De retour à New York après avoir sillonné le monde, il lance la chaîne de restaurants BLT (Bistro Laurent Tourondel), un groupe qui compte des steakhouses raffinés, des restaurants de produits de la mer et un autre spécialisé dans les produits de saison. Ce dernier - BLT Market - a vu le jour au Ritz-Carlton, une filiale du groupe Marriott, suite à la visite de Bill Marriott en personne, venu manger dans l'un des BLT.
Nouveaux projets
Mais cette ascension ne s'est pas faite sans revers. En 2010, le chef s'est retrouvé empêtré dans un bras de fer judiciaire fortement médiatisé avec son associé, le financier Jimmy Haber, avec lequel il gérait 17 restaurants BLT. En 2011, il finit par conserver le droit d'utiliser son nom pour l'ouverture de futurs restaurants.
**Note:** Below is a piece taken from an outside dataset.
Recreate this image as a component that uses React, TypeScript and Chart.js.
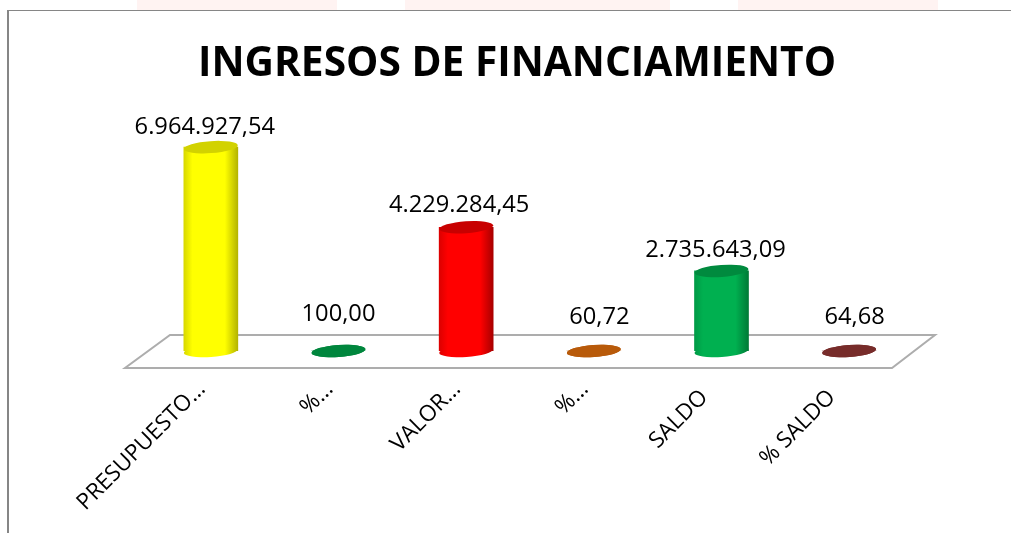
import React, { useEffect, useRef } from "react";
import { Chart, registerables } from "chart.js";

Chart.register(...registerables);

const titleText = "INGRESOS DE FINANCIAMIENTO";
const categories = ["PRESUPUESTO…", "%…", "VALOR…", "%…", "SALDO\u00A0\u00A0", "% SALDO\u00A0\u00A0"];
const values = [6964927.54, 100.0, 4229284.45, 60.72, 2735643.09, 64.68];
const valueLabels = ["6.964.927,54", "100,00", "4.229.284,45", "60,72", "2.735.643,09", "64,68"];
const bodyColors = ["#FFFF00", "#00863D", "#FF0000", "#B85A0A", "#00B050", "#772C2A"];
const leftEdgeColors = ["#D8D800", "#00863D", "#DC0000", "#B85A0A", "#009A46", "#772C2A"];
const rightEdgeColors = ["#B4B400", "#00863D", "#A80000", "#B85A0A", "#007A36", "#772C2A"];
const capColors = ["#D2D200", "#00863D", "#C80000", "#B85A0A", "#008A3E", "#772C2A"];
const labelShiftX = [-6, 0, -7, 5.5, -6, 5.5];
const labelGap = [20, 37, 22, 34, 21, 34];

const FONT = "'Open Sans', sans-serif";
const BAR_WIDTH = 54;
const barPath = (ctx: CanvasRenderingContext2D, x: number, y: number, w: number, color: any) => {
  ctx.fillStyle = color;
  ctx.beginPath();
  ctx.ellipse(x, y, w / 2, 6, (-4 * Math.PI) / 180, 0, Math.PI * 2);
  ctx.fill();
};

const gradientFor = (chart: Chart, i: number, x: number, w: number) => {
  const g = chart.ctx.createLinearGradient(x - w / 2, 0, x + w / 2, 0);
  g.addColorStop(0, leftEdgeColors[i]);
  g.addColorStop(0.16, bodyColors[i]);
  g.addColorStop(0.76, bodyColors[i]);
  g.addColorStop(1, rightEdgeColors[i]);
  return g;
};

const cylinderPlugin = {
  id: "cylinder",
  beforeDatasetsDraw(chart: Chart) {
    const { ctx, chartArea } = chart;
    const { left, right, bottom } = chartArea;
    ctx.save();
    ctx.beginPath();
    ctx.moveTo(left - 22, bottom + 17);
    ctx.lineTo(right - 21, bottom + 17);
    ctx.lineTo(right + 22, bottom - 16);
    ctx.lineTo(left + 23, bottom - 16);
    ctx.closePath();
    ctx.fillStyle = "#FFFFFF";
    ctx.fill();
    ctx.strokeStyle = "#ADADAD";
    ctx.lineWidth = 2;
    ctx.stroke();
    chart.getDatasetMeta(0).data.forEach((el: any, i: number) => {
      barPath(ctx, el.x, el.base, el.width, gradientFor(chart, i, el.x, el.width));
    });
    ctx.restore();
  },
  afterDatasetsDraw(chart: Chart) {
    const { ctx } = chart;
    ctx.save();
    chart.getDatasetMeta(0).data.forEach((el: any, i: number) => {
      barPath(ctx, el.x, el.y, el.width, capColors[i]);
      ctx.fillStyle = "#000000";
      ctx.font = `23.7px ${FONT}`;
      ctx.textAlign = "center";
      ctx.textBaseline = "middle";
      ctx.fillText(valueLabels[i], el.x + labelShiftX[i], el.y - labelGap[i]);
    });
    ctx.restore();
  },
};

export default function App() {
  const ref = useRef<HTMLCanvasElement>(null);
  useEffect(() => {
    const chart = new Chart(ref.current!, {
      type: "bar",
      data: {
        labels: categories,
        datasets: [
          {
            data: values,
            barThickness: BAR_WIDTH,
            borderWidth: 0,
            backgroundColor: (c: any) => {
              const el = c.element;
              if (!el || !c.chart.chartArea) return bodyColors[c.dataIndex];
              return gradientFor(c.chart, c.dataIndex, c.chart.scales.x.getPixelForValue(c.dataIndex), BAR_WIDTH);
            },
          },
        ],
      },
      options: {
        responsive: false,
        animation: false,
        layout: { padding: { left: 23, right: 0, top: 0, bottom: 0 } },
        plugins: {
          legend: { display: false },
          tooltip: { enabled: false },
          title: {
            display: true,
            text: titleText,
            color: "#000000",
            font: { family: FONT, size: 40.7, weight: "bold", lineHeight: 1.2 },
            padding: { top: 40, bottom: 28 },
          },
        },
        scales: {
          x: {
            grid: { display: false, drawTicks: false },
            border: { display: false },
            ticks: {
              autoSkip: false,
              minRotation: 45,
              maxRotation: 45,
              padding: 25,
              labelOffset: -9,
              color: "#000000",
              font: { family: FONT, size: 22.5 },
            },
            afterFit: (s: any) => {
              s.height = 182;
            },
          },
          y: {
            min: 0,
            max: 8000000,
            grid: { display: false },
            border: { display: false },
            ticks: { display: false },
            afterFit: (s: any) => {
              s.width = 124;
            },
          },
          y2: {
            position: "right",
            min: 0,
            max: 8000000,
            grid: { display: false },
            border: { display: false },
            ticks: { display: false },
            afterFit: (s: any) => {
              s.width = 98;
            },
          },
        },
      },
      plugins: [cylinderPlugin],
    } as any);
    return () => chart.destroy();
  }, []);

  const pink = (left: number, width: number) => (
    <div style={{ position: "absolute", left, top: 0, width, height: 10, background: "#FFF3F2" }} />
  );

  return (
    <div style={{ position: "fixed", left: 0, top: 0, width: 1011, height: 533, background: "#FFFFFF", overflow: "hidden" }}>
      {pink(137, 200)}
      {pink(405, 265)}
      {pink(738, 200)}
      <div style={{ position: "absolute", left: 7, top: 10, width: 1004, height: 1, background: "#868686" }} />
      <div style={{ position: "absolute", left: 7, top: 10, width: 2, height: 523, background: "#868686" }} />
      <canvas ref={ref} width={1011} height={533} style={{ position: "absolute", left: 0, top: 0, display: "block" }} />
    </div>
  );
}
Il rebondit en se lançant dans le burger haut de gamme, avec LT Burger (pour Laurent Tourondel Burger) ouvrant un restaurant en 2012 en bordure de Bryant Park. "Cet épisode m'a rendu plus fort sur le plan du business, de la confiance en soi."
Le menu, où l'on trouve bien plus que des pizzas, est de "l'italien américanisé", glisse le chef, dont la grand-mère était italienne. Son prochain restaurant pourrait donc être complètement diffèrent. Insatiable, il explore de nouveaux concepts : "le sushi traditionnel mais créatif", ou encore "la cuisine saine, sans beurre ni huile, sans graisses végétales ou animales, avec des bouillons assaisonnés d'épices, de soja, d'herbes". Laurent Tourondel n'est pas près de se remettre du décalage horaire.